Après la publication de cet échange, l'ancien patron a tenté d'expliquer ses propos. "Ce que j'ai dit était en partie irréfléchi ou grossier. Je me défoulais et n'avais pas l'intention que ce soit publié", a-t-il tweeté. 

Des failles béantes en termes de sécurité  

La confidentialité n'était vraisemblablement pas le point fort de l'entreprise, note John Jay Ray III. Des experts en cybersécurité de l'équipe qu'il supervise ont découvert "des pratiques managériales inacceptables, notamment l'usage d'un compte mail groupé non sécurisé pour accéder à des codes privés et confidentiels et à des données particulièrement sensibles pour les entités du groupe FTX à travers le monde", poursuit le document.

Il déplore ainsi "l'intégrité compromise des systèmes et (...) la surveillance réglementaire défectueuse à l'étranger" de l'entreprise d'échange de cryptomonnaies. 

Certains employés introuvables 

Côté ressources humaines, le document pointe aussi des difficultés à établir "qui" travaille pour FTX et avec quelle mission. "L'approche RH du groupe FTX combinait différentes entités et des sous-traitants, sans fichiers ni organisations hiérarchiques claires", s'étonne la nouvelle direction.
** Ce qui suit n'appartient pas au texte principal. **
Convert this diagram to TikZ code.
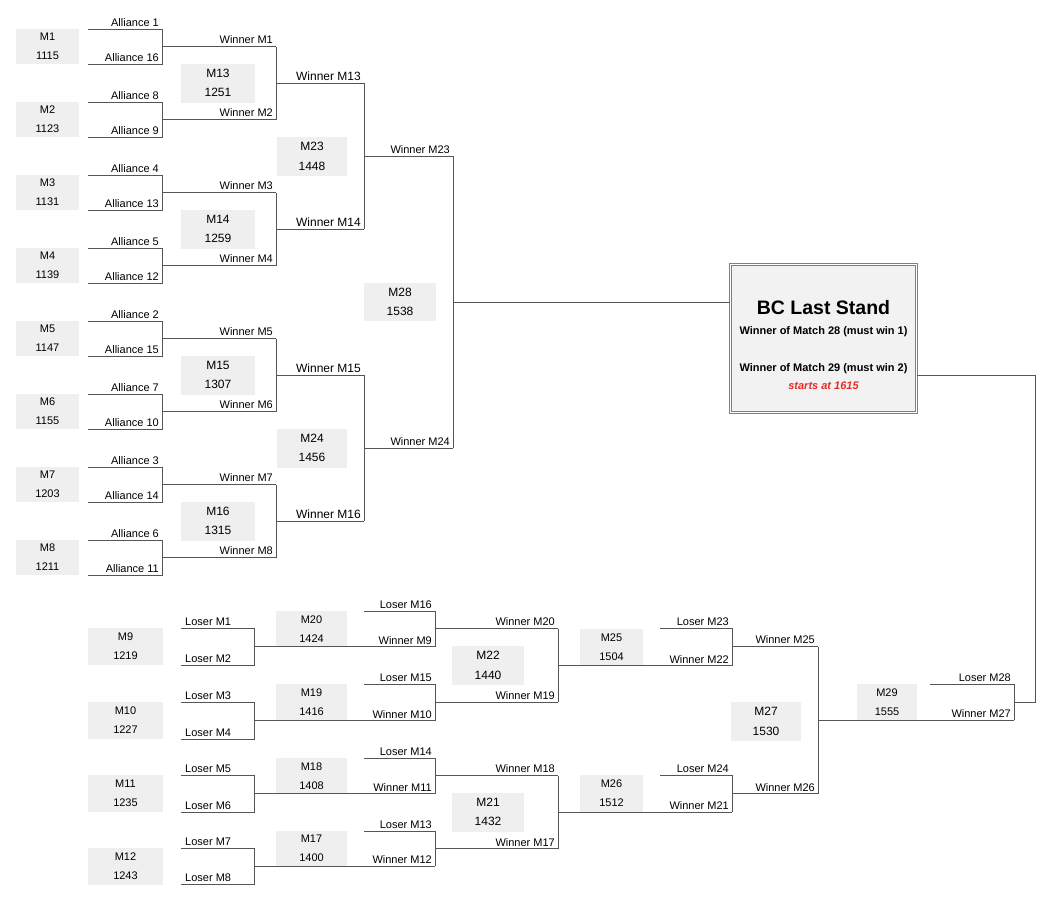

A tel point qu'il a été impossible de "préparer une liste complète des personnes travaillant pour le groupe, ni de leurs contrats". 

Si le document prend soin de remercier les équipes de FTX qui ont travaillé avec les nouveaux arrivants pour faire la lumière sur le fonctionnement de l'entreprise, il signale enfin que "des tentatives répétées pour localiser certains employés afin de confirmer leur statuts n'ont pas abouti à ce jour."